■ Exercise task ■
Every line below should be copied exactly; drop the pictures.
## start Data shown
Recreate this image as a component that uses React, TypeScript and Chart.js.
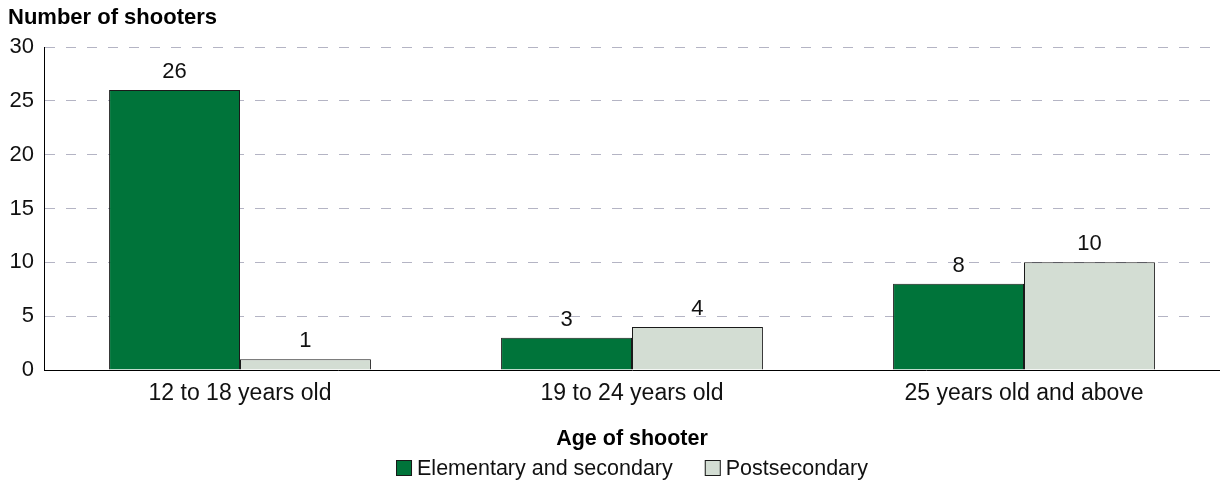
import React, { useEffect, useRef } from "react";
import { Chart, registerables } from "chart.js";

Chart.register(...registerables);

const categories = ["12 to 18 years old", "19 to 24 years old", "25 years old and above"];
const elementarySecondary = [26, 3, 8];
const postsecondary = [1, 4, 10];
const seriesNames = ["Elementary and secondary", "Postsecondary"];
const yTitle = "Number of shooters";
const xTitle = "Age of shooter";

const FONT = "'Liberation Sans', Arial, Helvetica, sans-serif";

const labelPlugin = {
  id: "valueLabels",
  afterDatasetsDraw(chart: any) {
    const ctx = chart.ctx;
    ctx.save();
    ctx.font = `22px ${FONT}`;
    ctx.fillStyle = "#111";
    ctx.textAlign = "center";
    ctx.textBaseline = "middle";
    chart.data.datasets.forEach((ds: any, di: number) => {
      const meta = chart.getDatasetMeta(di);
      meta.data.forEach((el: any, i: number) => {
        ctx.fillText(String(ds.data[i]), el.x, el.y - 18);
      });
    });
    ctx.restore();
  },
};

const titlePlugin = {
  id: "yTitle",
  afterDraw(chart: any) {
    const ctx = chart.ctx;
    ctx.save();
    ctx.font = `bold 22px ${FONT}`;
    ctx.fillStyle = "#000";
    ctx.textAlign = "left";
    ctx.textBaseline = "middle";
    ctx.fillText(yTitle, 8, 18);
    ctx.restore();
  },
};

const legendPlugin = {
  id: "customLegend",
  afterDraw(chart: any) {
    const ctx = chart.ctx;
    const box = 16;
    const textGap = 5;
    const itemGap = 32;
    const y = 468;
    ctx.save();
    ctx.font = `21.5px ${FONT}`;
    ctx.textBaseline = "middle";
    ctx.textAlign = "left";
    const items = chart.data.datasets.map((ds: any) => ({
      text: ds.label,
      fill: ds.backgroundColor,
      stroke: ds.borderColor,
      w: ctx.measureText(ds.label).width,
    }));
    const total =
      items.reduce((s: number, it: any) => s + box + textGap + it.w, 0) + itemGap * (items.length - 1);
    const ca = chart.chartArea;
    let x = (ca.left + ca.right) / 2 - total / 2;
    items.forEach((it: any) => {
      ctx.fillStyle = it.fill;
      ctx.fillRect(x, y - box / 2, box, box);
      ctx.strokeStyle = it.stroke;
      ctx.lineWidth = 1;
      ctx.strokeRect(x + 0.5, y - box / 2 + 0.5, box - 1, box - 1);
      ctx.fillStyle = "#111";
      ctx.fillText(it.text, x + box + textGap, y + 1);
      x += box + textGap + it.w + itemGap;
    });
    ctx.restore();
  },
};

export default function App() {
  const ref = useRef<HTMLCanvasElement>(null);
  useEffect(() => {
    document.body.style.margin = "0";
    const chart = new Chart(ref.current!, {
      type: "bar",
      data: {
        labels: categories,
        datasets: [
          {
            label: seriesNames[0],
            data: elementarySecondary,
            backgroundColor: "#00743A",
            borderColor: "#1a1a1a",
            borderWidth: 1,
            categoryPercentage: 0.668,
            barPercentage: 1,
          },
          {
            label: seriesNames[1],
            data: postsecondary,
            backgroundColor: "#D3DDD3",
            borderColor: "#1a1a1a",
            borderWidth: 1,
            categoryPercentage: 0.668,
            barPercentage: 1,
          },
        ],
      },
      options: {
        responsive: false,
        animation: false,
        layout: { padding: { top: 47, left: 0, right: 0, bottom: 37 } },
        plugins: {
          title: { display: false },
          tooltip: { enabled: false },
          legend: { display: false },
        },
        scales: {
          x: {
            grid: { display: false, drawTicks: false },
            border: { display: true, color: "#000", width: 1 },
            ticks: { color: "#111", font: { family: FONT, size: 23 }, padding: 10 },
            title: {
              display: true,
              text: xTitle,
              color: "#000",
              font: { family: FONT, size: 21.5, weight: "bold" },
              padding: { top: 0, bottom: 0 },
            },
            afterFit: (scale: any) => {
              scale.height = 82;
            },
          },
          y: {
            min: 0,
            max: 30,
            ticks: { stepSize: 5, color: "#111", font: { family: FONT, size: 22 }, padding: 10 },
            grid: { color: "#b4b4c4", lineWidth: 1, drawTicks: false },
            border: { display: true, color: "#000", width: 1, dash: [10, 11] },
            afterFit: (scale: any) => {
              scale.width = 44;
            },
          },
        },
      },
      plugins: [labelPlugin, titlePlugin, legendPlugin],
    });
    return () => chart.destroy();
  }, []);
  return (
    <div style={{ width: 1220, height: 489 }}>
      <canvas ref={ref} width={1220} height={489} />
    </div>
  );
}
## end Data shown
■ Answer ■
Recreate this image as a component that uses React, TypeScript and Chart.js.
import React, { useEffect, useRef } from "react";
import { Chart, registerables } from "chart.js";

Chart.register(...registerables);

const categories = ["12 to 18 years old", "19 to 24 years old", "25 years old and above"];
const elementarySecondary = [26, 3, 8];
const postsecondary = [1, 4, 10];
const seriesNames = ["Elementary and secondary", "Postsecondary"];
const yTitle = "Number of shooters";
const xTitle = "Age of shooter";

const FONT = "'Liberation Sans', Arial, Helvetica, sans-serif";

const labelPlugin = {
  id: "valueLabels",
  afterDatasetsDraw(chart: any) {
    const ctx = chart.ctx;
    ctx.save();
    ctx.font = `22px ${FONT}`;
    ctx.fillStyle = "#111";
    ctx.textAlign = "center";
    ctx.textBaseline = "middle";
    chart.data.datasets.forEach((ds: any, di: number) => {
      const meta = chart.getDatasetMeta(di);
      meta.data.forEach((el: any, i: number) => {
        ctx.fillText(String(ds.data[i]), el.x, el.y - 18);
      });
    });
    ctx.restore();
  },
};

const titlePlugin = {
  id: "yTitle",
  afterDraw(chart: any) {
    const ctx = chart.ctx;
    ctx.save();
    ctx.font = `bold 22px ${FONT}`;
    ctx.fillStyle = "#000";
    ctx.textAlign = "left";
    ctx.textBaseline = "middle";
    ctx.fillText(yTitle, 8, 18);
    ctx.restore();
  },
};

const legendPlugin = {
  id: "customLegend",
  afterDraw(chart: any) {
    const ctx = chart.ctx;
    const box = 16;
    const textGap = 5;
    const itemGap = 32;
    const y = 468;
    ctx.save();
    ctx.font = `21.5px ${FONT}`;
    ctx.textBaseline = "middle";
    ctx.textAlign = "left";
    const items = chart.data.datasets.map((ds: any) => ({
      text: ds.label,
      fill: ds.backgroundColor,
      stroke: ds.borderColor,
      w: ctx.measureText(ds.label).width,
    }));
    const total =
      items.reduce((s: number, it: any) => s + box + textGap + it.w, 0) + itemGap * (items.length - 1);
    const ca = chart.chartArea;
    let x = (ca.left + ca.right) / 2 - total / 2;
    items.forEach((it: any) => {
      ctx.fillStyle = it.fill;
      ctx.fillRect(x, y - box / 2, box, box);
      ctx.strokeStyle = it.stroke;
      ctx.lineWidth = 1;
      ctx.strokeRect(x + 0.5, y - box / 2 + 0.5, box - 1, box - 1);
      ctx.fillStyle = "#111";
      ctx.fillText(it.text, x + box + textGap, y + 1);
      x += box + textGap + it.w + itemGap;
    });
    ctx.restore();
  },
};

export default function App() {
  const ref = useRef<HTMLCanvasElement>(null);
  useEffect(() => {
    document.body.style.margin = "0";
    const chart = new Chart(ref.current!, {
      type: "bar",
      data: {
        labels: categories,
        datasets: [
          {
            label: seriesNames[0],
            data: elementarySecondary,
            backgroundColor: "#00743A",
            borderColor: "#1a1a1a",
            borderWidth: 1,
            categoryPercentage: 0.668,
            barPercentage: 1,
          },
          {
            label: seriesNames[1],
            data: postsecondary,
            backgroundColor: "#D3DDD3",
            borderColor: "#1a1a1a",
            borderWidth: 1,
            categoryPercentage: 0.668,
            barPercentage: 1,
          },
        ],
      },
      options: {
        responsive: false,
        animation: false,
        layout: { padding: { top: 47, left: 0, right: 0, bottom: 37 } },
        plugins: {
          title: { display: false },
          tooltip: { enabled: false },
          legend: { display: false },
        },
        scales: {
          x: {
            grid: { display: false, drawTicks: false },
            border: { display: true, color: "#000", width: 1 },
            ticks: { color: "#111", font: { family: FONT, size: 23 }, padding: 10 },
            title: {
              display: true,
              text: xTitle,
              color: "#000",
              font: { family: FONT, size: 21.5, weight: "bold" },
              padding: { top: 0, bottom: 0 },
            },
            afterFit: (scale: any) => {
              scale.height = 82;
            },
          },
          y: {
            min: 0,
            max: 30,
            ticks: { stepSize: 5, color: "#111", font: { family: FONT, size: 22 }, padding: 10 },
            grid: { color: "#b4b4c4", lineWidth: 1, drawTicks: false },
            border: { display: true, color: "#000", width: 1, dash: [10, 11] },
            afterFit: (scale: any) => {
              scale.width = 44;
            },
          },
        },
      },
      plugins: [labelPlugin, titlePlugin, legendPlugin],
    });
    return () => chart.destroy();
  }, []);
  return (
    <div style={{ width: 1220, height: 489 }}>
      <canvas ref={ref} width={1220} height={489} />
    </div>
  );
}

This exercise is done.